Una de las cosas increíbles de la novela “Las chicas” (Anagrama), escrita por Emma Cline y publicada en 2016, es que su autora tenía sólo 27 años cuando el libro salió a la venta. La historia recreaba la situación en que una adolescente de menos de 15 años, era seducida por “las chicas” que rodeaban a Charles Manson y pasaba a ser parte del clan que pretendía fundar un mundo nuevo, a partir de (entre otras cosas) el asesinato salvaje de los enemigos señalados por el líder. Más allá de imaginar la lógica que cohesionó a unos cuantos jóvenes detrás del gurú criminal, la historia ahondaba en los sentimientos femeninos de un modo realmente notable. Si Evie, la protagonista, era una adolescente casi abandonada por sus padres, a merced de la necesidad de aprobación y pertenencia propia de la edad; Cline supo describirla con la aguda intuición de que las mujeres son mucho más vulnerables a la necesidad de afecto. Justamente, la Evie adulta que abre y cierra el relato traza un contraste imprescindible con la adolescente que, considerando la edad de la autora del libro, no puede menos que sorprender.

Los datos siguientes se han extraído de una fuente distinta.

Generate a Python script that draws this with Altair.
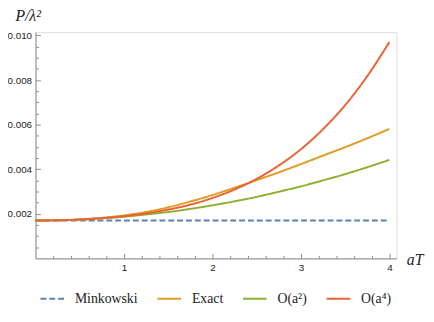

Casi en el final de la novela, una escena resume la violencia cotidiana que sufren las mujeres y las pocas herramientas que tienen para defenderse del abuso. A la casa prestada en la que vive la Evie madura, llega una pareja muy joven a pasar la noche junto a un amigo. En medio de la cena, el varón invita al amigo a tocar los senos de su novia, a la que intima a levantarse el sweater. A regañadientes, la chica accede al pedido. Al día siguiente, Evie trata de advertirle sobre los riesgos de su complacencia, pero la novia abusada rechaza su intervención.
Este breve momento de “Las chicas” es sólo una muestra del talento inesperado de Cline, una habilidad para narrar y reflexionar que le valió un millonario adelanto de parte de Random House por la novela (y sus dos libros siguientes), cuando hasta allí solo había escrito un par de buenos relatos.

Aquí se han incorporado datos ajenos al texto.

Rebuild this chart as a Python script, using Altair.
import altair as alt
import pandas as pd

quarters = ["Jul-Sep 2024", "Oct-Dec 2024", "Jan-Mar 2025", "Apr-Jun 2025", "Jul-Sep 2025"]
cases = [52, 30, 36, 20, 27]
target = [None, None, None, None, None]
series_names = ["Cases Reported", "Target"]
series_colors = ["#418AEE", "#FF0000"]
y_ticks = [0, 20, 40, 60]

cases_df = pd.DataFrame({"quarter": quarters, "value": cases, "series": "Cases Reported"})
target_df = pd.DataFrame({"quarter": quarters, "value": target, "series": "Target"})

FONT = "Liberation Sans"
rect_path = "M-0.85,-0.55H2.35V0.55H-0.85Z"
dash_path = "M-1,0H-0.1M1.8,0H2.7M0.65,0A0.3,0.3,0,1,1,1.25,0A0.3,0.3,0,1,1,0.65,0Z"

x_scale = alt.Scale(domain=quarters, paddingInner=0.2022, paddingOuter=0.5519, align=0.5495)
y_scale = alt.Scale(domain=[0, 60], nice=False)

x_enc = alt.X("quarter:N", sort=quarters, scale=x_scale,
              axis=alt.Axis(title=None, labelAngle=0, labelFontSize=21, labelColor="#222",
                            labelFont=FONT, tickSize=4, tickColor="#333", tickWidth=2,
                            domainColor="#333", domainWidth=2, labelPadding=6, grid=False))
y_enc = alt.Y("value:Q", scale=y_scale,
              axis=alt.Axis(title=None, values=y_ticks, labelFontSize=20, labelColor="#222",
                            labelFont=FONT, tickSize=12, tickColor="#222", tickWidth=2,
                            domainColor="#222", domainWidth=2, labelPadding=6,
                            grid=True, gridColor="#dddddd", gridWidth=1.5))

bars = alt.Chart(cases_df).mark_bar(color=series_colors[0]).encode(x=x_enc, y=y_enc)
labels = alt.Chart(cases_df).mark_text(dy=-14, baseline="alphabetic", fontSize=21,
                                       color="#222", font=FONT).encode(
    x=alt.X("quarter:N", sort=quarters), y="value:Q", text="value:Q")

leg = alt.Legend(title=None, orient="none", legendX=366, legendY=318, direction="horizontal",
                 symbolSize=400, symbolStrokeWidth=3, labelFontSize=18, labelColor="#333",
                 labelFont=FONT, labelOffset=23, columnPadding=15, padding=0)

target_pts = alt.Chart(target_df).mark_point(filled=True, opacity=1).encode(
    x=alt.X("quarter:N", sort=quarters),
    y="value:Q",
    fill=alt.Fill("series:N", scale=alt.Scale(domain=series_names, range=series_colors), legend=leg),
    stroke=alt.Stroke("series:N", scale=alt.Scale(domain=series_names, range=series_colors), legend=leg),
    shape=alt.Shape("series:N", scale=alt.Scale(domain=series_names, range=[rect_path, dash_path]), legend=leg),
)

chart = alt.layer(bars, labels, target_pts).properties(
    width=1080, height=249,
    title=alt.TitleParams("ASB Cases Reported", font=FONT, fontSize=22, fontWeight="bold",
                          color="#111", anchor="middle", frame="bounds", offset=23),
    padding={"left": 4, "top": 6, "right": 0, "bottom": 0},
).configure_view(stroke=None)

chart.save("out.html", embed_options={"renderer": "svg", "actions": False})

Ahora, en castellano, se publica un ejercicio literario encargado a Cline por The New Yorker, que en el original se titula “White noise” (Ruido de fondo). En español, convertido en libro, lleva el nombre del hombre cuyos abusos provocaron el #MeToo: Harvey Weinstein (“Harvey”, Anagrama).
La coincidencia con su libro anterior es obvia: un reo famoso cuyo crimen también tiene a las mujeres como víctimas. Pero el camino que toma Cline es completamente distinto. Se centra en un solo día, la jornada anterior a la sentencia que finalmente condenó al productor de cine. ¿Y que hace Weinstein en ese día? Muy poco. Mira televisión, contesta mensajes de sus abogados, recibe a su hija y su nieta, se somete a una terapia con drogas que lo desconectan de la realidad. Lo más interesante es que descubre que Don DeLillo vive al lado de la casa en la que está y empieza a fantasear con la posibilidad de producir para el cine la novela “White noise” del escritor.

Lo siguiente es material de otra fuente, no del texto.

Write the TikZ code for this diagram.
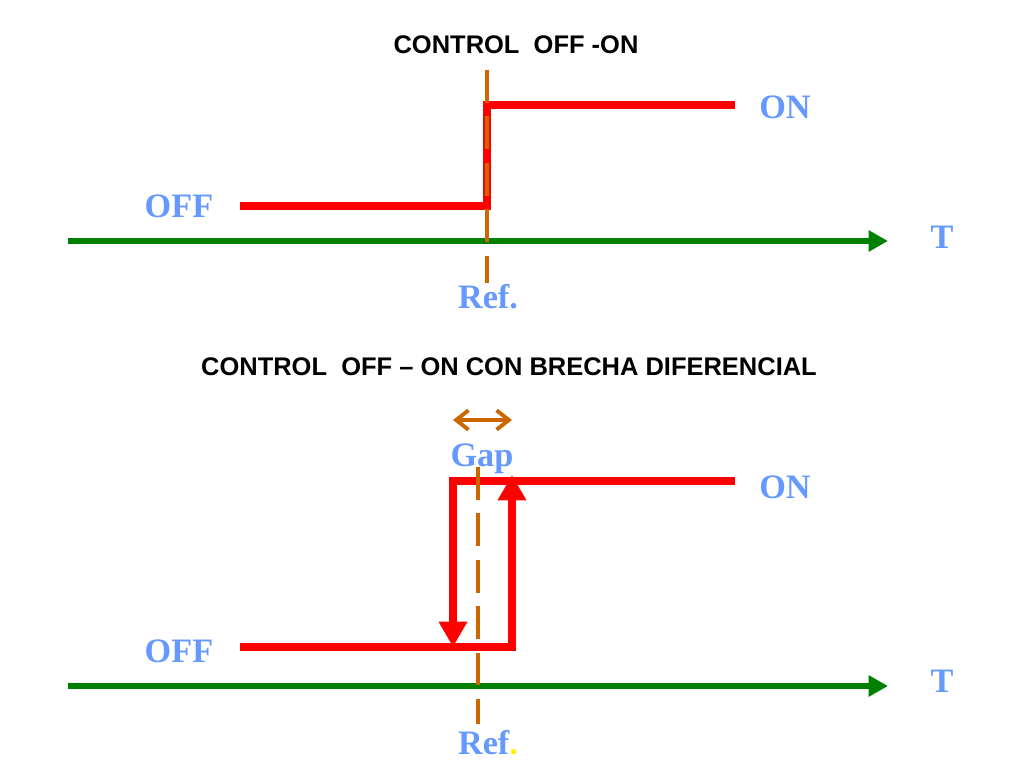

El recuerdo de los abusos y las mujeres que lo sufrieron casi no aparece. Una excelente decisión de Cline, que entiende que las víctimas no tienen una existencia real para ese hombre que se considera inocente.
Lejos de brillo deslumbrante de “Las chicas”, “Harvey” es más un ejercicio que una obra. Habrá que esperar la salida del nuevo libro de relatos de Cline, “Daddy”, publicado el año pasado en el hemisferio norte y todavía no traducido al castellano, para comprobar si el talento de la joven autora no fue más que un espejismo.